### Given task
Can you set down, exactly as they appear below, the lines from the opening of the material through the one bearing "5, 6, 8, 10];", minus the pictures?

### Given material
··········
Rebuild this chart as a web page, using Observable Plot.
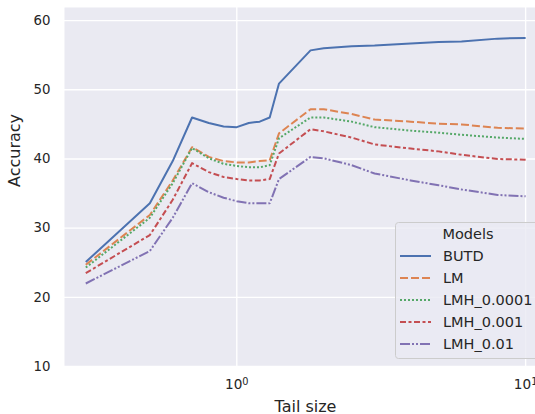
<!DOCTYPE html>
<html>
<head>
<meta charset="utf-8">
<script src="https://cdn.jsdelivr.net/npm/d3@7"></script>
<script src="https://cdn.jsdelivr.net/npm/@observablehq/plot@0.6"></script>
<style>
  html, body { margin: 0; padding: 0; background: #ffffff; overflow: hidden; }
  #wrap { position: relative; width: 535px; height: 414px; font-family: "DejaVu Sans", sans-serif; }
</style>
</head>
<body>
<div id="wrap"></div>
<script>
const tailSize = [0.3, 0.5, 0.6, 0.7, 0.8, 0.9, 1.0, 1.1, 1.2, 1.3, 1.4, 1.8, 2.0, 2.5, 3, 4, 5, 6, 8, 10];

const butd    = [25.1, 33.6, 39.7, 46.0, 45.2, 44.7, 44.6, 45.2, 45.4, 46.0, 50.9, 55.7, 56.0, 56.3, 56.4, 56.7, 56.9, 57.0, 57.4, 57.5];
const lm      = [24.7, 31.9, 36.9, 41.7, 40.3, 39.7, 39.5, 39.5, 39.7, 39.8, 43.7, 47.2, 47.2, 46.5, 45.7, 45.4, 45.1, 45.0, 44.5, 44.4];
const lmh0001 = [24.3, 31.5, 36.5, 41.6, 40.1, 39.3, 39.0, 38.8, 38.8, 39.1, 43.0, 46.0, 46.0, 45.4, 44.6, 44.1, 43.8, 43.5, 43.1, 42.9];
const lmh001  = [23.5, 29.0, 34.1, 39.4, 38.1, 37.4, 37.1, 36.9, 36.9, 37.1, 40.8, 44.3, 44.0, 43.1, 42.1, 41.5, 41.1, 40.6, 40.0, 39.9];
const lmh01   = [22.0, 26.7, 31.5, 36.5, 35.2, 34.4, 33.9, 33.6, 33.6, 33.6, 37.1, 40.3, 40.1, 39.1, 37.9, 36.9, 36.2, 35.6, 34.8, 34.6];

const modelNames = ["BUTD", "LM", "LMH_0.0001", "LMH_0.001", "LMH_0.01"];
const modelValues = [butd, lm, lmh0001, lmh001, lmh01];
const colors = ["#4C72B0", "#DD8452", "#55A868", "#C44E52", "#8172B3"];
const dashes = ["none", "8,3", "2,2", "6,2.5,3,2.5", "10,2,2,2,2,2"];

const yTicks = [10, 20, 30, 40, 50, 60];
const xTicks = [1, 10];
const xTickLabels = {1: "10^0", 10: "10^1"};

const rows = modelNames.flatMap((m, i) => tailSize.map((t, j) => ({model: m, tail: t, acc: modelValues[i][j]})));

const textColor = "#262626";

const chart = Plot.plot({
  width: 535,
  height: 414,
  marginLeft: 64,
  marginRight: 0,
  marginTop: 7,
  marginBottom: 48,
  style: {fontFamily: "DejaVu Sans, sans-serif", fontSize: "13.3px", color: textColor, background: "#ffffff"},
  x: {type: "log", domain: [0.2532, 10.82]},
  y: {domain: [10, 61.9]},
  marks: [
    Plot.frame({fill: "#EAEAF2", stroke: null}),
    Plot.gridX(xTicks, {stroke: "#ffffff", strokeOpacity: 1, strokeWidth: 1.4}),
    Plot.gridY(yTicks, {stroke: "#ffffff", strokeOpacity: 1, strokeWidth: 1.4}),
    ...modelNames.map((m, i) => Plot.line(rows.filter(d => d.model === m), {
      x: "tail", y: "acc", stroke: colors[i], strokeWidth: 2, strokeDasharray: dashes[i], strokeLinecap: "butt", strokeLinejoin: "round"
    })),
    Plot.axisY(yTicks, {tickSize: 0, tickPadding: 14, label: null, fill: textColor, fontSize: 13.3}),
    Plot.axisX(xTicks, {tickSize: 0, tickPadding: 13, label: null, tickFormat: d => xTickLabels[Math.round(d)], fill: textColor, fontSize: 13.6}),
    Plot.text(["Tail size"], {frameAnchor: "bottom", dx: 5.5, dy: 45, lineAnchor: "bottom", fontSize: 16, fill: textColor}),
    Plot.text(["Accuracy"], {frameAnchor: "left", dx: -50, rotate: -90, fontSize: 16, fill: textColor})
  ]
});

// turn "10^k" tick labels into real superscripts
chart.querySelectorAll("text").forEach(t => {
  const s = t.textContent;
  if (/^10\^\d$/.test(s) && t.children.length === 0) {
    const [base, exp] = s.split("^");
    t.textContent = base;
    const sup = document.createElementNS("http://www.w3.org/2000/svg", "tspan");
    sup.setAttribute("dy", "-0.45em");
    sup.setAttribute("font-size", "0.72em");
    sup.textContent = exp;
    t.appendChild(sup);
  }
});

const wrap = document.getElementById("wrap");
wrap.appendChild(chart);

// Legend
const ns = "http://www.w3.org/2000/svg";
const leg = document.createElementNS(ns, "svg");
leg.setAttribute("width", 145);
leg.setAttribute("height", 140);
leg.style.position = "absolute";
leg.style.left = "395px";
leg.style.top = "222px";
const box = document.createElementNS(ns, "rect");
box.setAttribute("x", 0.5); box.setAttribute("y", 0.5);
box.setAttribute("width", 160); box.setAttribute("height", 136);
box.setAttribute("rx", 3);
box.setAttribute("fill", "#EAEAF2"); box.setAttribute("fill-opacity", 0.8);
box.setAttribute("stroke", "#cccccc");
leg.appendChild(box);
const title = document.createElementNS(ns, "text");
title.setAttribute("x", 73); title.setAttribute("y", 12);
title.setAttribute("dy", "0.35em");
title.setAttribute("text-anchor", "middle");
title.setAttribute("font-size", "14.5");
title.setAttribute("fill", textColor);
title.setAttribute("font-family", "DejaVu Sans, sans-serif");
title.textContent = "Models";
leg.appendChild(title);
modelNames.forEach((m, i) => {
  const yy = 34 + i * 22;
  const ln = document.createElementNS(ns, "line");
  ln.setAttribute("x1", 5); ln.setAttribute("x2", 36);
  ln.setAttribute("y1", yy); ln.setAttribute("y2", yy);
  ln.setAttribute("stroke", colors[i]);
  ln.setAttribute("stroke-width", 2);
  if (dashes[i] !== "none") ln.setAttribute("stroke-dasharray", dashes[i]);
  leg.appendChild(ln);
  const tx = document.createElementNS(ns, "text");
  tx.setAttribute("x", 48); tx.setAttribute("y", yy);
  tx.setAttribute("dy", "0.35em");
  tx.setAttribute("font-size", "14.5");
  tx.setAttribute("fill", textColor);
  tx.setAttribute("font-family", "DejaVu Sans, sans-serif");
  tx.textContent = m;
  leg.appendChild(tx);
});
wrap.appendChild(leg);
</script>
</body>
</html>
··········
### The completed task
Rebuild this chart as a web page, using Observable Plot.
<!DOCTYPE html>
<html>
<head>
<meta charset="utf-8">
<script src="https://cdn.jsdelivr.net/npm/d3@7"></script>
<script src="https://cdn.jsdelivr.net/npm/@observablehq/plot@0.6"></script>
<style>
  html, body { margin: 0; padding: 0; background: #ffffff; overflow: hidden; }
  #wrap { position: relative; width: 535px; height: 414px; font-family: "DejaVu Sans", sans-serif; }
</style>
</head>
<body>
<div id="wrap"></div>
<script>
const tailSize = [0.3, 0.5, 0.6, 0.7, 0.8, 0.9, 1.0, 1.1, 1.2, 1.3, 1.4, 1.8, 2.0, 2.5, 3, 4, 5, 6, 8, 10];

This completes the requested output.